Att E = Attacking Entries, Pts/A = Points per entry, Def E = Defensive Entries, Pts C/Def = Point Conceded, Defence, NE = Net Efficiency, Roll-2 = Two game rolling average, Roll-3 = Three game rolling average

When we roll the Net Efficiency across a three-game average, we see another positive bump with the Edinburgh game the only drag on our underlying data.

Current Season Averages (R1–R4):

  • Attacking Entries: 9.5 per game (getting close to that 10 entries per game water-mark)
  • Points / Attacking Entry: 2.78
  • Defensive Entries Conceded: 9.75 per game
  • Points Conceded / Defensive Entry: 1.93
  • Net Efficiency: +0.85

(For reference, 2024/25 season avg NE was –0.09 → big step forward.)


What this Leinster game tells us

Classic “quality beats quantity” win: despite fewer entries (8 vs 11), our elite strike rate (3.5) and stingy defence (1.2) produced a dominant +2.3 NE.

Both sides of the ledger spiked positively: relative to season averages, our attack was +0.73 pts/entry, defence —0.73 pts/entry (better) — a balanced, high-efficiency performance.

Form line improves again: Roll-2 jumps to +0.90, Roll-3 to +0.70 — a clear upward trend after the Edinburgh dip.


Try Conversion per 22 Entry

R Opp Munster TR / E Try-% (For) Opp TR / E Try-% (Against)
1 Scarlets (A) 4 / 11 36.36% 3 / 12 25.00%
2 Cardiff (H) 3 / 8 37.50% 4 / 8 50.00%
3 Edinburgh (H) 4 / 11 36.36% 3 / 8 37.50%
4 Leinster (H) 4 / 8 50.00% 2 / 11 18.18%

TR = Tries, E = Entry

Season-to-Date (R1–R4)

  • Munster: 15 tries from 38 entries → 39.5% (≈ 3.95 tries per 10 entries)
  • Conceded: 12 tries from 39 entries → 30.8% (≈ 3.08 tries per 10 entries) Right where we want to be with that 30% watermark
  • Net try-conversion edge: +8.7 percentage points (39.5 − 30.8)

Movement vs after R3

  • For ↑ from 36.7%39.5% (+2.8 pp)
  • Against ↓ from 35.7%30.8% (–4.9 pp)

The Leinster game was a big step forward on both sides of the ball; our best single-game attacking conversion (50%) and the stingiest conceded rate (18.2%), flipping the season aggregate in one game.

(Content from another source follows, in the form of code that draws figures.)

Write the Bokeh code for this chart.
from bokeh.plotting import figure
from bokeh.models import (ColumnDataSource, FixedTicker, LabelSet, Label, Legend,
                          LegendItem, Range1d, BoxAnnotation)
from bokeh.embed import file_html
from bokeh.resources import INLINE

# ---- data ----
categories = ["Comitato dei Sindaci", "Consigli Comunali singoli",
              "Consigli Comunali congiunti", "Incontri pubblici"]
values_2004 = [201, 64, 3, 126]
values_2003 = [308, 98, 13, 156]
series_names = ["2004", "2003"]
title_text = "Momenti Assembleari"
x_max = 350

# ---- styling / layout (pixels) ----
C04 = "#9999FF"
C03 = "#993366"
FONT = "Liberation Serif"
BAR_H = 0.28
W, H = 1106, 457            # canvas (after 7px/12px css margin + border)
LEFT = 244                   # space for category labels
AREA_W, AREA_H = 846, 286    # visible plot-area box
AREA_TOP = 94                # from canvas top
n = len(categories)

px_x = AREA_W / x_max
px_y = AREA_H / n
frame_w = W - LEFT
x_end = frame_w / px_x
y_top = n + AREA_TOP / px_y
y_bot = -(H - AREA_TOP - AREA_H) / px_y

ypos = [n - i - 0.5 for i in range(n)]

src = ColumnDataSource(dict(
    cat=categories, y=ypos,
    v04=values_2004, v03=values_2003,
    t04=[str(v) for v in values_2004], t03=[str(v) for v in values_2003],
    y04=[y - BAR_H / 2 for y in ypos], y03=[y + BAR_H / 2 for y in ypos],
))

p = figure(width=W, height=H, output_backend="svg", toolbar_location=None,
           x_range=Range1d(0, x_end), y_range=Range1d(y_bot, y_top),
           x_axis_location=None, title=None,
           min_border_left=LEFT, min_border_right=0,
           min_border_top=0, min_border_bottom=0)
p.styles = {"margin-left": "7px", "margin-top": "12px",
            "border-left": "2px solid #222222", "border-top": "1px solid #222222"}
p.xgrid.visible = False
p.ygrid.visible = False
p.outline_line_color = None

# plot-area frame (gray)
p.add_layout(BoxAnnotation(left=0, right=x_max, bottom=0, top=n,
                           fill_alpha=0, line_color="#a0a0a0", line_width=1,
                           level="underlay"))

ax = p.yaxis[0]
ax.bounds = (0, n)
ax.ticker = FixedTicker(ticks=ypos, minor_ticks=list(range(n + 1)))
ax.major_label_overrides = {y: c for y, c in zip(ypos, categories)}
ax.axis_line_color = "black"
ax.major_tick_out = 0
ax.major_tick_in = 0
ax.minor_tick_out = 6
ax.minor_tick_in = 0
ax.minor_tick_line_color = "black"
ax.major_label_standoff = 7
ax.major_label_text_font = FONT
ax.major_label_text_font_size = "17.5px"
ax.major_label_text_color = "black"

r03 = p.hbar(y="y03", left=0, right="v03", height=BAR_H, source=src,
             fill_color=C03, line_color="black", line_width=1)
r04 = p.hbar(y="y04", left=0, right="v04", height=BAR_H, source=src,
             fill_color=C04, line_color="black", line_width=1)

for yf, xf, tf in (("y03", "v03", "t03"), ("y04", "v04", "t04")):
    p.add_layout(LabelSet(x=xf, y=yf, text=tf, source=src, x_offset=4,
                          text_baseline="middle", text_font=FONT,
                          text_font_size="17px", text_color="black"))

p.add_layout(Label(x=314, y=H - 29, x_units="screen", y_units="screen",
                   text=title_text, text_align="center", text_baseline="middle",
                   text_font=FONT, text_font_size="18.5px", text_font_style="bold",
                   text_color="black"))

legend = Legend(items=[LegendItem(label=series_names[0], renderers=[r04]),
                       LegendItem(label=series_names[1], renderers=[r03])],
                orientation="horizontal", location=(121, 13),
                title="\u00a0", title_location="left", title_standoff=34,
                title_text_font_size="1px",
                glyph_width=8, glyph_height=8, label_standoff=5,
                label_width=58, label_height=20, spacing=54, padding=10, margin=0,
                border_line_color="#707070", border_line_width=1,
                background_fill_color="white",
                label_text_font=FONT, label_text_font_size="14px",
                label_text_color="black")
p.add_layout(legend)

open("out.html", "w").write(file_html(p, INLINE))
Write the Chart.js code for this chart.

I Didn’t Read Any of that. What’s the TL;DR

Game Net Efficiency: +2.3 (outstanding)

Expected score: 28.0–13.2 (close to 31–14 actual, with Crowley’s penalty from outside the 22, the main points difference to the model)

Season NE: +0.85 through four rounds, trending up.

This was a signature efficiency win: fewer visits, far better finishing, and superior red-zone defence.

Our excellent start is defence-first and sustainable: we’re allowing very little per visit and, when the attack hits ≥3.0 pts/entry (as it did vs Leinster), we don’t need a volume entry count to win big. A great indicator that what we’re doing is sustainable, and following elite markers.